Hello friends. I am very new to the Linux world and just installed EndeavourOS. I used Windows until 3 months ago and then decided to shift to Linux due to, you know, the Win11 fuss. I don’t want to throw away my perfectly running PC just to use b******t OS like Win11. I was using Adobe products for image editing, video editing, a little bit intro animations and audio processing. In Linux, I started with Fedora as all the Debian and Ubuntu derivatives failed to recognize USB 2/1.1 ports of my PC. Only Fedora didn’t. Later it was found that the USB port problem is a fault of Debian itself. Then upgrading from Fedora 40 to 41 messed up my system and a friend in the ItsFOSS community told me to try Arch derivatives and I liked EndeavourOS’s look, approach, ease of use and I have installed it.
Now, to replace Adobe Premiere, I have only 3 choices - 1. Davinci Resolve, 2. Lightworks and 3. Cinelerra-GG because rest of the editors, to me, are not usable at all for professional editing (it is what I felt and I don’t want a debate on this… please). I have tried all of them.
I have installed Lightworks AUR package. But it is not seeing my mounted drives. This type of problem I have faced in Fedora while using Flatpack and AppImage packages. So, I think, this is the same type of problem. Is there any other type of Lightworks package other than the AUR package? Please help.
The lightworks AUR package is using the Debian version (.deb).
The simplest alternative is to try the Appimage (directly, not via AUR). My suspicion though, is that won’t address the mounted drives issue, but you might confirm that still.
I’m a Davinci Resolve guy, and only tried Lightworks briefly maybe a decade ago, so my knowledge with it is practically nil. In Resolve though, storage locations must be defined in the applications settings, before they can be accessed. Might that be something?
Can you tell us more about your mounted drives and this issue?
As a note, I will add there’s much more documentation and support under Arch for Davinci Resolve. If you are considering Resolve and editing professionally or fairly often, then I strongly encourage spending for the Studio license, for the many quality of life features it adds, not the least of those being H.264/H.265 support under Linux. The Studio license is a one-time purchase, that covers you for all releases, seemingly indefinitely.
Looks like in Lightworks, to manage the ‘Space’, the PAID version is required as per the indications in the settings. So, this won’t help.

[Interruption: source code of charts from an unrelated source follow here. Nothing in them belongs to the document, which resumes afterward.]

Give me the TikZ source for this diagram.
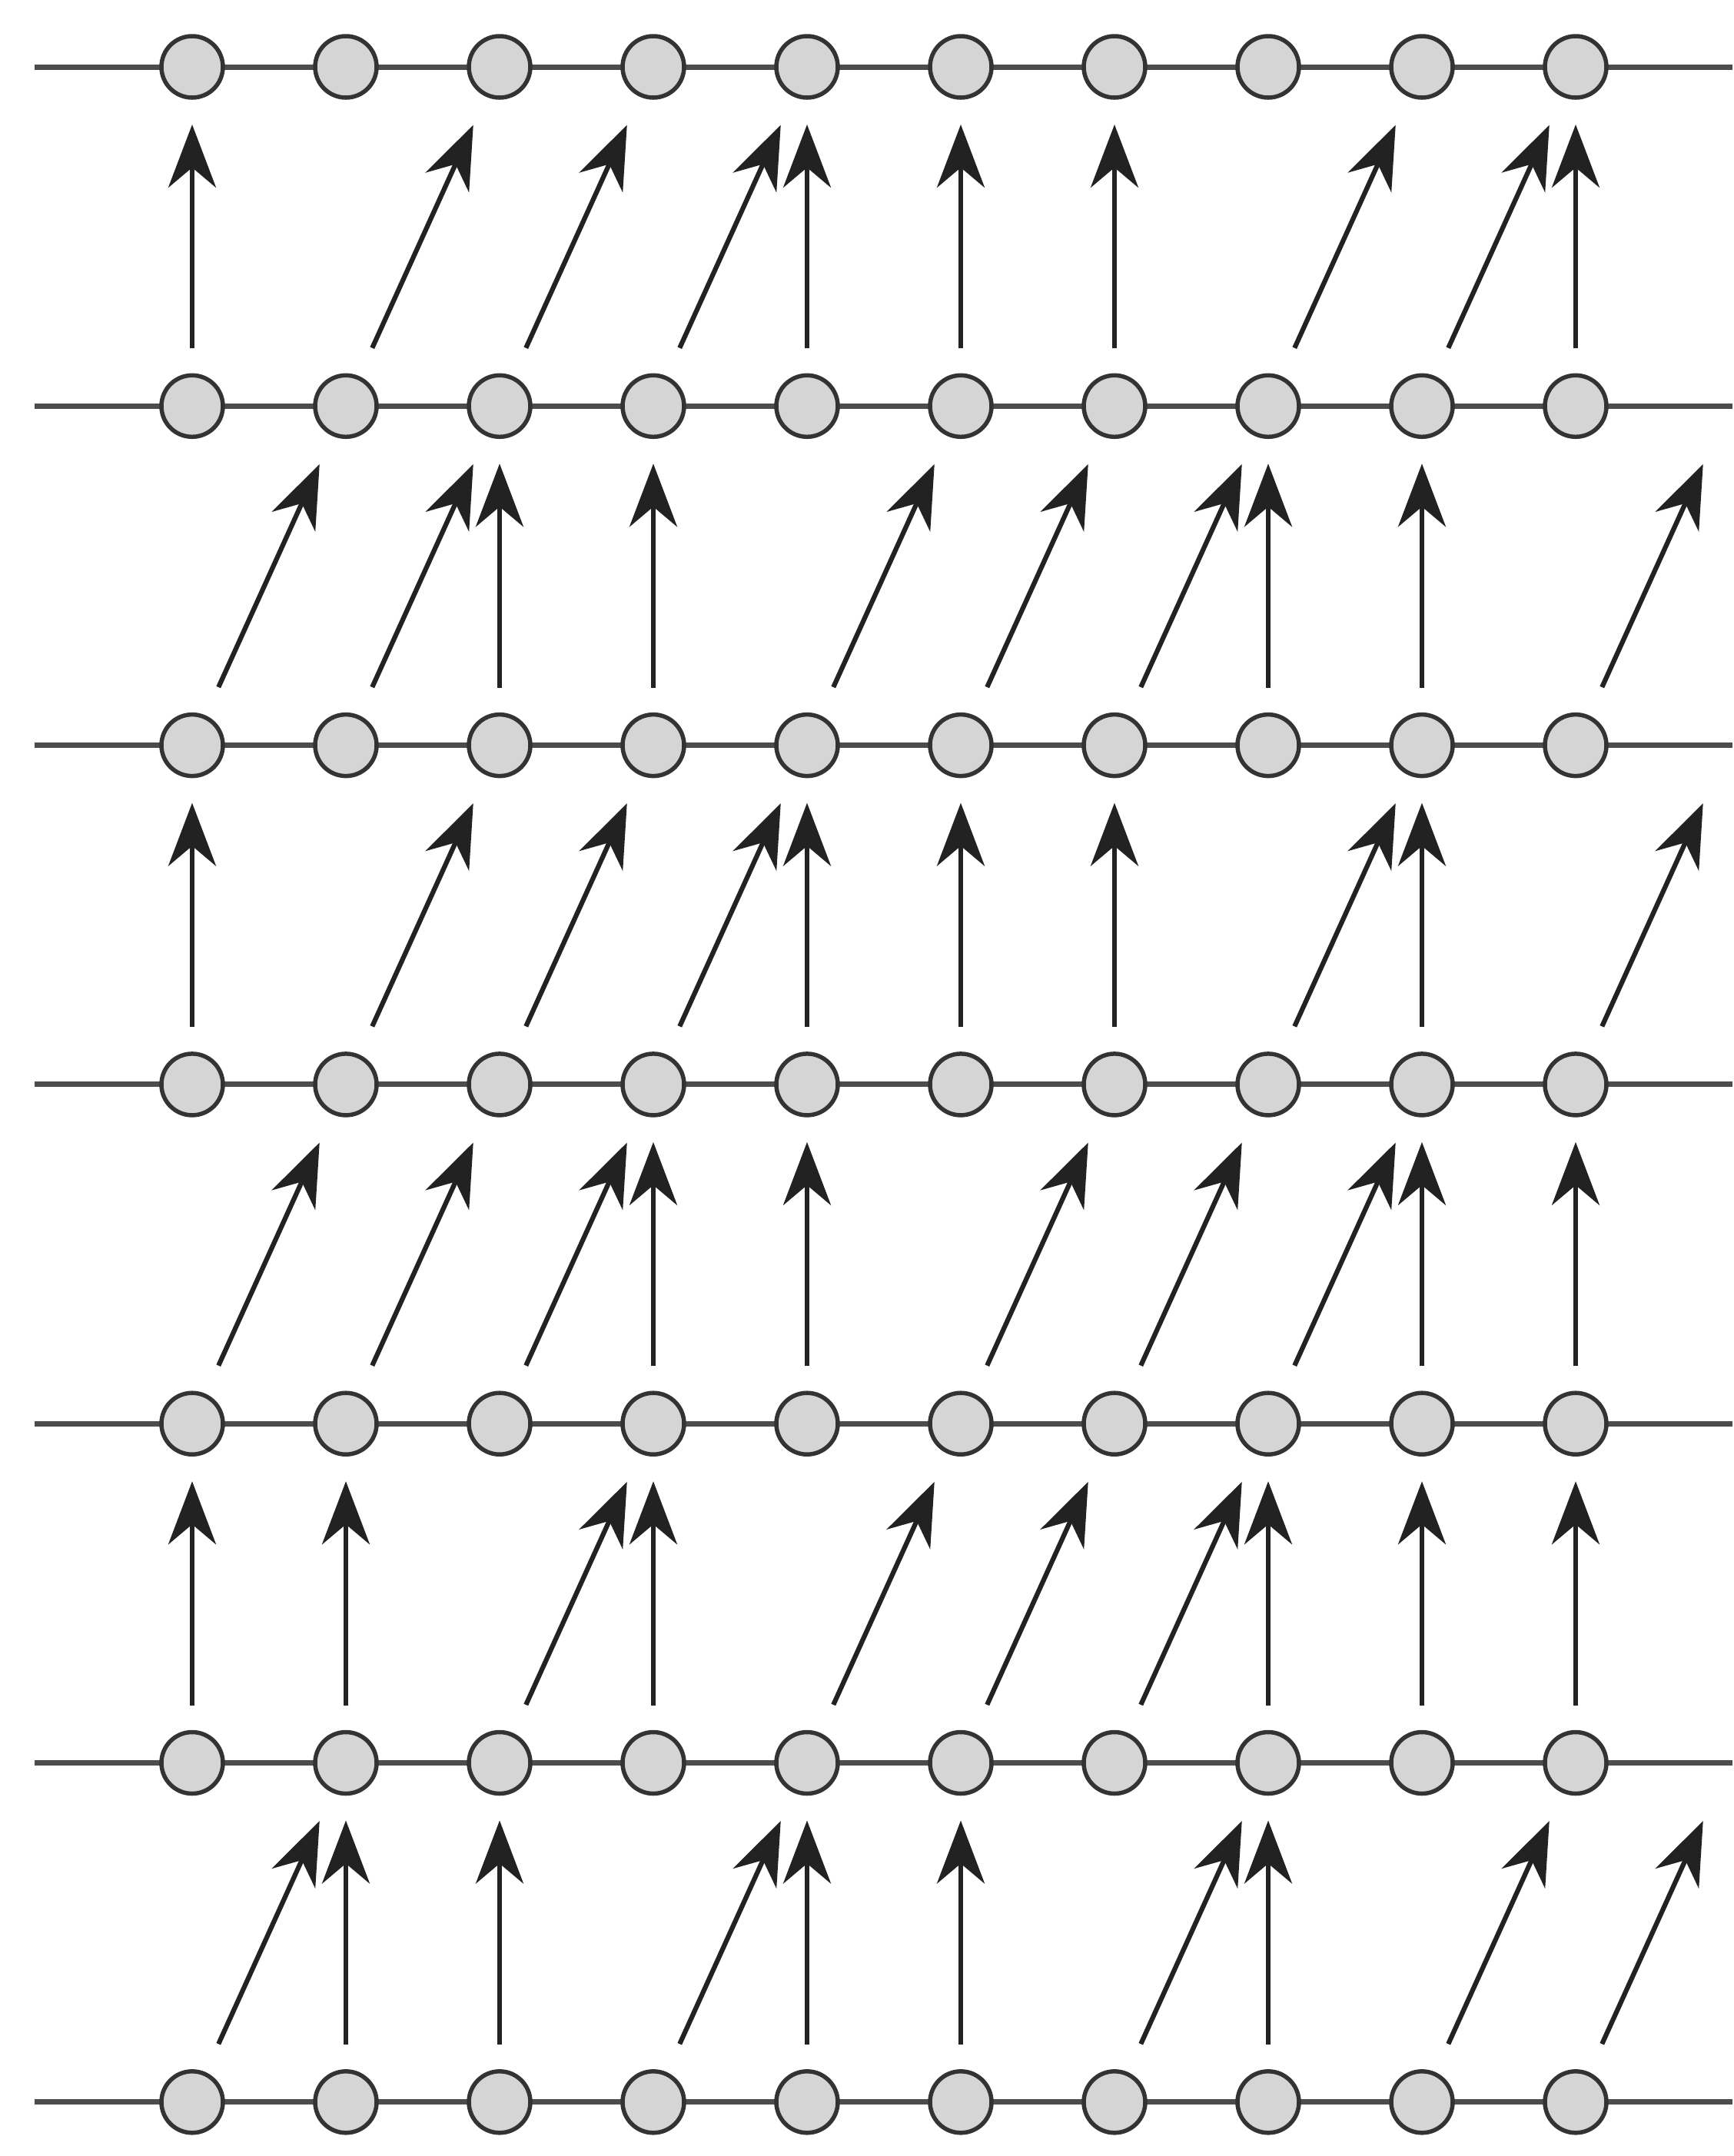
\documentclass[tikz,border=0pt]{standalone}
\usetikzlibrary{arrows.meta}
\definecolor{railgray}{HTML}{4C4C4C}
\definecolor{beadfill}{HTML}{D5D5D5}
\definecolor{beadedge}{HTML}{333333}
\definecolor{hopink}{HTML}{222222}
\tikzset{
  rail/.style={draw=railgray, line width=0.7mm},
  bead/.style={circle, draw=beadedge, fill=beadfill, line width=0.55mm,
    minimum size=8mm, inner sep=0pt},
  hop/.style={draw=hopink, line width=0.62mm,
    -{Stealth[length=8.2mm, width=6.2mm, inset=2.6mm]}},
  rise/.style={hop, shorten <=7.5mm, shorten >=7.5mm},
  lean/.style={hop, shorten <=8.3mm, shorten >=8.3mm}
}

\begin{document}
\begin{tikzpicture}[x=0.1mm, y=-0.1mm]
  \useasboundingbox (0,0) rectangle (2256,2805);
  % rails (drawn first, beads sit on top)
  \foreach \r in {0,...,6} {
    \coordinate (w\r) at (45, 87+441.3*\r);
    \coordinate (e\r) at (2254, 87+441.3*\r);
    \coordinate (b\r-10) at (2250, 87+441.3*\r); % target past the last bead
    \draw[rail] (w\r) -- (e\r);
  }
  % beads
  \foreach \r in {0,...,6}
    \foreach \i in {0,...,9}
      \node[bead] (b\r-\i) at (250+200*\i, 87+441.3*\r) {};

  % row 1 -> row 0
  \foreach \i in {0,4,5,6,9} \draw[rise] (b1-\i.center) -- (b0-\i.center);
  \foreach \i [evaluate=\i as \j using int(\i+1)] in {1,2,3,7,8}
    \draw[lean] (b1-\i.center) -- (b0-\j.center);
  % row 2 -> row 1
  \foreach \i in {2,3,7,8} \draw[rise] (b2-\i.center) -- (b1-\i.center);
  \foreach \i [evaluate=\i as \j using int(\i+1)] in {0,1,4,5,6,9}
    \draw[lean] (b2-\i.center) -- (b1-\j.center);
  % row 3 -> row 2
  \foreach \i in {0,4,5,6,8} \draw[rise] (b3-\i.center) -- (b2-\i.center);
  \foreach \i [evaluate=\i as \j using int(\i+1)] in {1,2,3,7,9}
    \draw[lean] (b3-\i.center) -- (b2-\j.center);
  % row 4 -> row 3
  \foreach \i in {3,4,8,9} \draw[rise] (b4-\i.center) -- (b3-\i.center);
  \foreach \i [evaluate=\i as \j using int(\i+1)] in {0,1,2,5,6,7}
    \draw[lean] (b4-\i.center) -- (b3-\j.center);
  % row 5 -> row 4
  \foreach \i in {0,1,3,7,8,9} \draw[rise] (b5-\i.center) -- (b4-\i.center);
  \foreach \i [evaluate=\i as \j using int(\i+1)] in {2,4,5,6}
    \draw[lean] (b5-\i.center) -- (b4-\j.center);
  % row 6 -> row 5
  \foreach \i in {1,2,4,5,7} \draw[rise] (b6-\i.center) -- (b5-\i.center);
  \foreach \i [evaluate=\i as \j using int(\i+1)] in {0,3,6,8,9}
    \draw[lean] (b6-\i.center) -- (b5-\j.center);
\end{tikzpicture}
\end{document}
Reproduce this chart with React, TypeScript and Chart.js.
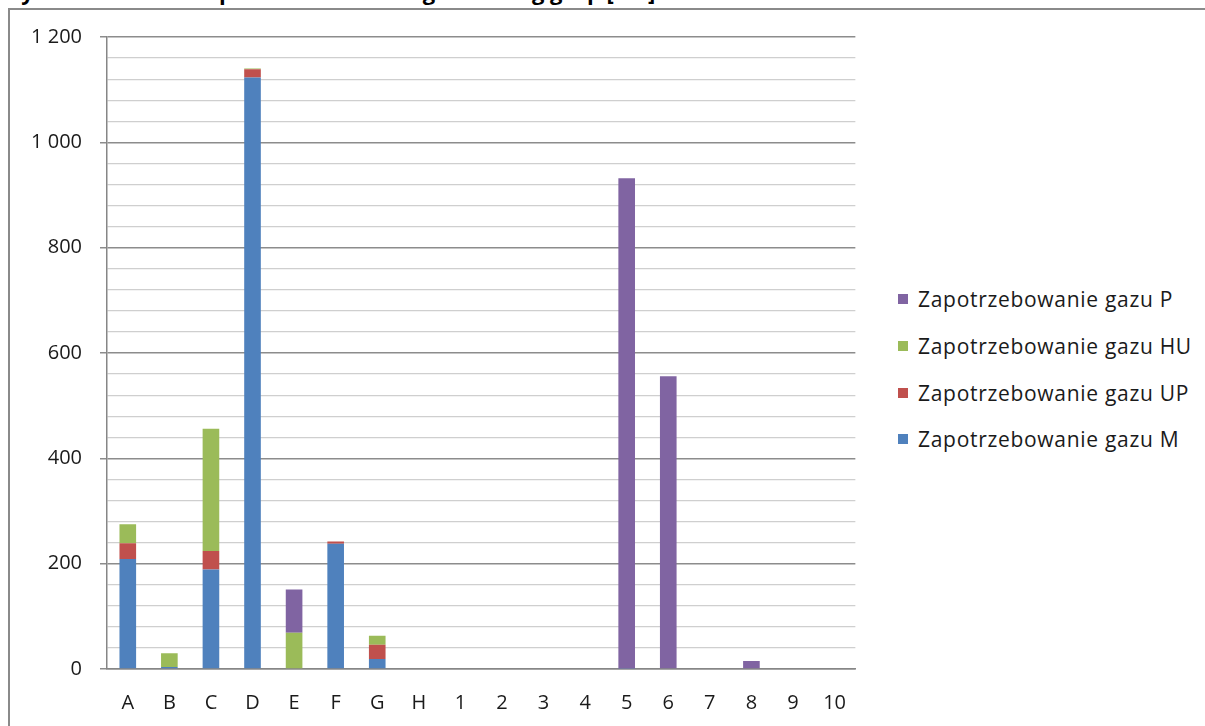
import React, { useEffect, useRef } from 'react';
import { Chart, registerables } from 'chart.js';

Chart.register(...registerables);

// Category labels along the x axis
const categories = ['A', 'B', 'C', 'D', 'E', 'F', 'G', 'H', '1', '2', '3', '4', '5', '6', '7', '8', '9', '10'];

// Stacked series values, bottom to top
const gasM = [209, 4, 189, 1123, 0, 238, 19, 0, 0, 0, 0, 0, 1, 0, 0, 0, 0, 0];
const gasUP = [30, 0, 35, 16, 0, 4, 27, 0, 0, 0, 0, 0, 0, 0, 0, 0, 0, 0];
const gasHU = [36, 26, 232, 1, 69, 0, 17, 0, 0, 0, 0, 0, 0, 0, 0, 0, 0, 0];
const gasP = [0, 0, 0, 0, 82, 0, 0, 0, 0, 0, 0, 0, 931, 556, 0, 15, 0, 0];

const seriesNames = [
  'Zapotrzebowanie gazu M',
  'Zapotrzebowanie gazu UP',
  'Zapotrzebowanie gazu HU',
  'Zapotrzebowanie gazu P',
];
const seriesValues = [gasM, gasUP, gasHU, gasP];
const seriesColors = ['#4F81BD', '#C0504D', '#9BBB59', '#8064A2'];

// Value axis: minor grid every 40, labelled major lines every 200
const yMin = 0;
const yMax = 1200;
const yMinorStep = 40;
const yMajorStep = 200;

const titleText = 'Wykres 1. Roczne zapotrzebowanie na gaz według grup [m3]';

const FONT = '"Open Sans", "Noto Sans", sans-serif';

const formatThousands = (v: number) =>
  String(v).replace(/\B(?=(\d{3})+(?!\d))/g, ' ');

const isMajor = (v: number) => Math.round(v) % yMajorStep === 0;

export default function App() {
  const canvasRef = useRef<HTMLCanvasElement | null>(null);

  useEffect(() => {
    if (!canvasRef.current) return;
    const chart = new Chart(canvasRef.current, {
      type: 'bar',
      data: {
        labels: categories,
        datasets: seriesNames.map((name, i) => ({
          label: name,
          data: seriesValues[i],
          backgroundColor: seriesColors[i],
          borderWidth: 0,
          barPercentage: 0.4,
          categoryPercentage: 1,
          stack: 'gas',
        })),
      },
      options: {
        responsive: false,
        animation: false,
        layout: { padding: { top: 24, right: 0, bottom: 0, left: 0 } },
        plugins: {
          legend: { display: false },
          title: { display: false },
          tooltip: { enabled: false },
        },
        scales: {
          x: {
            stacked: true,
            grid: { display: false, drawTicks: false },
            border: { display: true, color: '#868686', width: 1.5 },
            ticks: {
              color: '#1a1a1a',
              padding: 22,
              font: { family: FONT, size: 20 },
              maxRotation: 0,
              autoSkip: false,
            },
            afterFit: (scale: any) => {
              scale.height = 57;
            },
          },
          y: {
            stacked: true,
            min: yMin,
            max: yMax,
            grid: {
              color: (ctx: any) => (isMajor(ctx.tick.value) ? '#8c8c8c' : '#cfcfcf'),
              lineWidth: (ctx: any) => (isMajor(ctx.tick.value) ? 1.5 : 1.2),
              tickColor: (ctx: any) => (isMajor(ctx.tick.value) ? '#8c8c8c' : 'rgba(0,0,0,0)'),
              tickLength: 7,
              drawTicks: true,
            },
            border: { display: true, color: '#868686', width: 1.5 },
            ticks: {
              stepSize: yMinorStep,
              autoSkip: false,
              padding: 18,
              color: '#1a1a1a',
              font: { family: FONT, size: 20 },
              callback: (v: any) => (isMajor(Number(v)) ? formatThousands(Number(v)) : ''),
            },
            afterFit: (scale: any) => {
              scale.width = 97;
            },
          },
        },
      },
    });
    return () => chart.destroy();
  }, []);

  const legendOrder = [3, 2, 1, 0];

  return (
    <div
      style={{
        position: 'fixed',
        left: 0,
        top: 0,
        width: 1205,
        height: 726,
        overflow: 'hidden',
        background: '#ffffff',
      }}
    >
      <div
        style={{
          position: 'absolute',
          left: 0,
          top: -22,
          whiteSpace: 'nowrap',
          fontFamily: FONT,
          fontWeight: 700,
          fontSize: 22,
          lineHeight: '26px',
          color: '#000',
        }}
      >
        {titleText}
      </div>
      <div
        style={{
          position: 'absolute',
          left: 8,
          top: 8,
          width: 1300,
          height: 800,
          borderLeft: '2px solid #8a8a8a',
          borderTop: '2px solid #8a8a8a',
          background: '#ffffff',
        }}
      />
      <canvas
        ref={canvasRef}
        width={858}
        height={719}
        style={{ position: 'absolute', left: 10, top: 7, width: 858, height: 719 }}
      />
      <div style={{ position: 'absolute', left: 898, top: 276, fontFamily: FONT }}>
        {legendOrder.map((i) => (
          <div
            key={seriesNames[i]}
            style={{ display: 'flex', alignItems: 'center', height: 46.7 }}
          >
            <span
              style={{
                display: 'inline-block',
                width: 10,
                height: 10,
                background: seriesColors[i],
                marginRight: 10,
              }}
            />
            <span
              style={{
                fontSize: 21,
                letterSpacing: 0.7,
                color: '#1a1a1a',
                whiteSpace: 'nowrap',
              }}
            >
              {seriesNames[i]}
            </span>
          </div>
        ))}
      </div>
    </div>
  );
}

WOW!! I tried to use Resolve in Fedora and it didn’t recognize my AMD RX 550 GPU. I could not find any solution. Some people told me that I need to install AMDGPU PRO driver to make Resolve recognize it but couldn’t find any help on how to install AMDGPU PRO. In Windows 10, Resolve (FREE) has no problem on recognizing my GPU and it works fine and it also exports in H.264/H.265 format. So, I think, it should do the same in Linux also. Regarding the Studio license, may be the next year, I would think about it but before that I need to be familiar with it because I am using Premiere on Windows. So, I have to get familiar. If you can, please guide me on how to install Resolve in EndeavourOS, whether it will work on the native AMDGPU driver or I need to install the PRO driver and if I need to install the PRO driver, then how can I do it. Please help.
With the free version under Linux, you will not be able to import or export H.264 / H.265 video.
With the free and paid (Studio) version under Linux, you will not be able to import / export AAC audio.
This is due to licensing of these codecs. Transcoding AAC audio to lossless FLAC (mkv) or ALAC (mov) is quick and easy with an ffmpeg command. Transcoding H.264 / H.265 video for use in Resolve free, is a real pain though. You either sacrifice quality, or large amounts of disk space, and time.
See codec support per OS here:
To install the free version:
yay -S davinci-resolve
See how it goes with your AMD GPU. I have it running on my AMD laptop’s integrated GPU, so it is possible. You might need to install mesa (OpenGL support).